Several major projects required students to work together, while drawing on their individual expertise. For example, after the October hailstorm caused a landslide that revealed some cliff-side caves, a group of students set out on an expedition to explore those caves; they found a cache of old texts and other artifacts, requiring expertise of scholars, artists, ritualists, and traders in the group. A doctor had accompanied them and was able to treat one of the students who was injured while climbing into the cave. In writing their reports on this expedition, each student wrote from his/her own character’s perspective about his/her role in the group and what happened overall. Returning to the village, then, in subsequent weeks the expedition group worked with a number of nuns living in the village nunnery to rebuild their library and augment their collection with texts found in the cave. Later in the year, one of the texts found in the cave was discovered (i.e., I announced that this was the case) to refer to a local protector deity for the village who was no longer being propitiated (hence the devastating hailstorm!), and so a group of students rebuilt the cairn for that deity and conducted necessary rituals (i.e., they did research on protector deity cairns and rituals and wrote about doing this in their blogs). Another text from the cave was discovered to be an important pilgrimage text, and toward the end of the year a number of student set off to do that pilgrimage.

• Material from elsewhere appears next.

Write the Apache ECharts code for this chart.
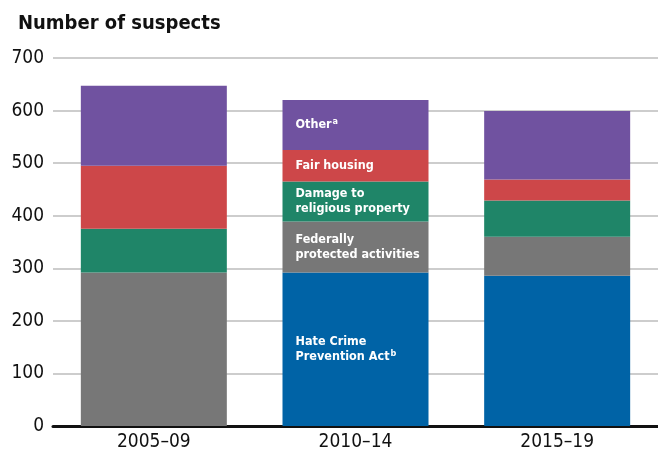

In the second semester, students who wished to learn more about Buddhism in other regions of Asia (or other time periods) were able to go traveling to those places (or times, e.g. via dreams), do research on what they encountered there, and write their assigned blog entries as letters back to the village or as a travel diary (a genre that we had studied).

One pedagogical objective of this course design was to help students feel personally motivated to learn and to conduct independent research, and I would say that this was very successfully achieved. Over the year students became quite attached to their characters and felt increasingly motivated to learn how they might respond to what was happening in the village in a realistic way – and to do this, they had to spend time learning about the event type and how one might react to it. I would say that I have never before received student writing of such high quality, and I have never before seen such an impressive display of real learning in student writing.

When the earthquake struck Nepal in late April 2015, a student from my class posted on the still-active class Facebook page, “this happened right near our village!” – which I saw to be yet another example of how this year’s course design helped students personalize their learning about a remote region of Asia about which most of them had never previously given thought.